In the spirit of top tens, I am putting my feelings out there on the greatest stage race.
10. Pre/post race meal. Given the high need for carbs, what can be better than some good old fashioned home-cooked pasta. To wash it down with a glass of Chianti? Moto bene! This theory has been backed up with a few discussions with some pro riders I had the privilege of meeting over the years.
9. Keeping powder dry. The Giro has a tradition of riding piano (at a controlled tempo) early in the stage thus guaranteeing an explosive finale.
8. The route is harder. Generally considered a climber’s race, the Giro actually is a better test of a rider’s all around talent. In the Giro, Flat stages are not flat and the climbs are longer and steeper (see number 2) than what is found in France. In recent years, I believe the Tour de France is more of a Time Trialist’s race than an all around test.
7. The Tifosi. You have to admit, the Giro fans are knowledgeable, passionate, and enjoy their race. The Tour does attract fans from all over but the nod goes to Italy. Heck, where else do fans have their own name?

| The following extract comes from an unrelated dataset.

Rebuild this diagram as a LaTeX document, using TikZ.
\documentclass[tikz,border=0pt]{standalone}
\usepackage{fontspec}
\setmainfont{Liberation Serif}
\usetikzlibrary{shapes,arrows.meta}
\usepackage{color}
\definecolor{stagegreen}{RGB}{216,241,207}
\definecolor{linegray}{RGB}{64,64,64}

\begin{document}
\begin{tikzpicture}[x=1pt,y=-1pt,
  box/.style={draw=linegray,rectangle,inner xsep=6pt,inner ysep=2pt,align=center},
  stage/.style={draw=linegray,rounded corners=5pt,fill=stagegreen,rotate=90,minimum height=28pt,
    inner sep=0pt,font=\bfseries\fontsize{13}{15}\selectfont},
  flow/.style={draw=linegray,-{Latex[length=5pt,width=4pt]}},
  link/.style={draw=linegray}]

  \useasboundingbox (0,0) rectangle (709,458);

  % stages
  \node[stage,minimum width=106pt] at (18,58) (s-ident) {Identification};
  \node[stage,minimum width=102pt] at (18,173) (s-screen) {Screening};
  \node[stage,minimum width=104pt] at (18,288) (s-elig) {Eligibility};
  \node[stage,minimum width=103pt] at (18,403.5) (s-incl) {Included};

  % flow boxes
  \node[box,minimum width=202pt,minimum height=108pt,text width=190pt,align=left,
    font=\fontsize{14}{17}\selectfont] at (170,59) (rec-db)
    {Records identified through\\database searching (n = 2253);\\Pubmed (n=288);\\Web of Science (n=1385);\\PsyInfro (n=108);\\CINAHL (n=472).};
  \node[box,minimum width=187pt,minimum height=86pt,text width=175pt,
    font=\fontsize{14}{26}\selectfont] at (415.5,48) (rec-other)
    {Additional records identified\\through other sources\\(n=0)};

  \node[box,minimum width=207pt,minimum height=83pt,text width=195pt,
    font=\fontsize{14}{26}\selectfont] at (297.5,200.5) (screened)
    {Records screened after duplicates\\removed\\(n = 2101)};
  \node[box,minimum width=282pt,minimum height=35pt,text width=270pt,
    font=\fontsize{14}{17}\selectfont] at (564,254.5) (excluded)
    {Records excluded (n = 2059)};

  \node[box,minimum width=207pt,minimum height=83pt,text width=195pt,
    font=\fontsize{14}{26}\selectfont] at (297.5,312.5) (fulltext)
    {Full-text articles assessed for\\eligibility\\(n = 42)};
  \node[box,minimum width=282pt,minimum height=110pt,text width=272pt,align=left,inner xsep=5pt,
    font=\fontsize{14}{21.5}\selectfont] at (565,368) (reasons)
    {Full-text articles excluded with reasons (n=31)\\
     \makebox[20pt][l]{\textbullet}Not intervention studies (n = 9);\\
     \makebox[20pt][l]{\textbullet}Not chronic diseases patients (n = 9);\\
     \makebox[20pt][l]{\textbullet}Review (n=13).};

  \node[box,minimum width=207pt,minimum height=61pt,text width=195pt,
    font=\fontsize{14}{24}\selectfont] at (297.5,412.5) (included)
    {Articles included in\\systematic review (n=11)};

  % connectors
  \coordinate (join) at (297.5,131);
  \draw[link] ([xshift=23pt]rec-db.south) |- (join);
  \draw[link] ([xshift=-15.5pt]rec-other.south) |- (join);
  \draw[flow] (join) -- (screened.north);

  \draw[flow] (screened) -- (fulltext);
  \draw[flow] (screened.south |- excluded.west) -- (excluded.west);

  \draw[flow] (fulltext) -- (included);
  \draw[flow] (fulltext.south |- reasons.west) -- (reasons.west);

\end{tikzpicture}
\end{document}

6. The route. The Giro route always guarantees interesting racing from the beginning. Mountains are interspersed during the first week forcing sprinters to work in order to be successful. Routes are designed to facilitate breakaways or force teams to work for every stage win. Within this year’s Giro, there are eight sprinter’s stages. (I will not say flat) which will need to be hard fought. Five stages are too hard for the sprinters and too easy for the climbers. Perfect fodder for a break. And finally, there are five mountain stages with four summit finishes. The Time trials are also in no way boring with one being a climbing time trial. This in addition to the opening TTT. The Tour only varies in its direction from clockwise to counter clockwise. Between the prologue and the first time trial it’s pretty boring.
5. Creative race organizers. The Giro is always in continuous improvement mode. Take this year’s Team Time Trial. The course was very difficult juxtaposed to the beauty and poetry of a team time trial. How about climbing on unpaved roads? Sometimes their ideas do not work like two stages in one day. But hey, they push the envelope.

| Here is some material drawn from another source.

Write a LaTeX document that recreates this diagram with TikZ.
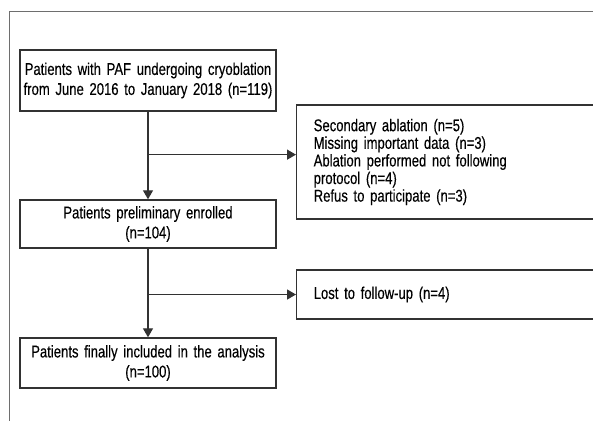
\documentclass[tikz,border=0pt]{standalone}
\definecolor{framegray}{RGB}{110,110,110}
\definecolor{boxline}{RGB}{50,50,50}
\usepackage{fontspec}
\setmainfont[FakeStretch=0.77, FakeBold=0.3]{Liberation Sans}
\usepackage{tikz}
\usetikzlibrary{arrows.meta,positioning,calc}

\tikzset{
  flowbox/.style={draw=boxline, line width=0.7pt, align=center, inner sep=1pt,
    text width=126pt, minimum width=128pt, font=\fontsize{8.5}{10}\selectfont},
  sidebox/.style={draw=boxline, line width=0.7pt, align=left, anchor=west,
    inner xsep=8.5pt, text width=143pt, font=\fontsize{8.5}{8.8}\selectfont},
  flowarrow/.style={draw=boxline, line width=0.65pt, -{Triangle[length=4.5pt,width=5pt]}}
}

\begin{document}
\begin{tikzpicture}[x=0.5pt, y=-0.5pt]
    \useasboundingbox (0,0) rectangle (593,420);
    \clip (0,0) rectangle (593,420);
    % outer frame, cut off at the right and bottom
    \draw[framegray, line width=0.5pt] (9,11) rectangle (650,470);

    % main column
    \node[flowbox, minimum height=30.5pt] (enrol) at (148,80.5)
      {Patients with PAF undergoing cryoblation\\from June 2016 to January 2018 (n=119)};
    \node[flowbox, minimum height=24pt] (prelim) at (148,224)
      {Patients preliminary enrolled\\(n=104)};
    \node[flowbox, minimum height=25pt] (final) at (148,363)
      {Patients finally included in the analysis\\(n=100)};

    % excluded boxes
    \node[sidebox, minimum height=57pt] (excl) at (296,162)
      {Secondary ablation (n=5)\\Missing important data (n=3)\\Ablation performed not following\\protocol (n=4)\\Refus to participate (n=3)};
    \node[sidebox, minimum height=24.5pt] (lost) at (296,294.5)
      {Lost to follow-up (n=4)};

    % connectors
    \coordinate (split1) at ($(enrol.south)!0.49!(prelim.north)$);
    \coordinate (split2) at (lost.west -| prelim.south);
    \draw[flowarrow] (enrol.south) -- (prelim.north);
    \draw[flowarrow] (split1) -- (split1 -| excl.west);
    \draw[flowarrow] (prelim.south) -- (final.north);
    \draw[flowarrow] (split2) -- (lost.west);
\end{tikzpicture}
\end{document}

4. Scenery. Both races offer beautiful vistas as backdrops to the race. I have to give the edge to the Giro.
3. No LNDD. Sorry, I had to put this in here.
2. Monte Zoncolan
1. The race is actually won by home town riders. In the last 25 years, the Tour de France has been won by Frenchmen 4 times (twice each by Laurent Fignon and Bernard Hinault). During the same time period, the Giro has been won by Italians 15 times including the last 10 consecutive races.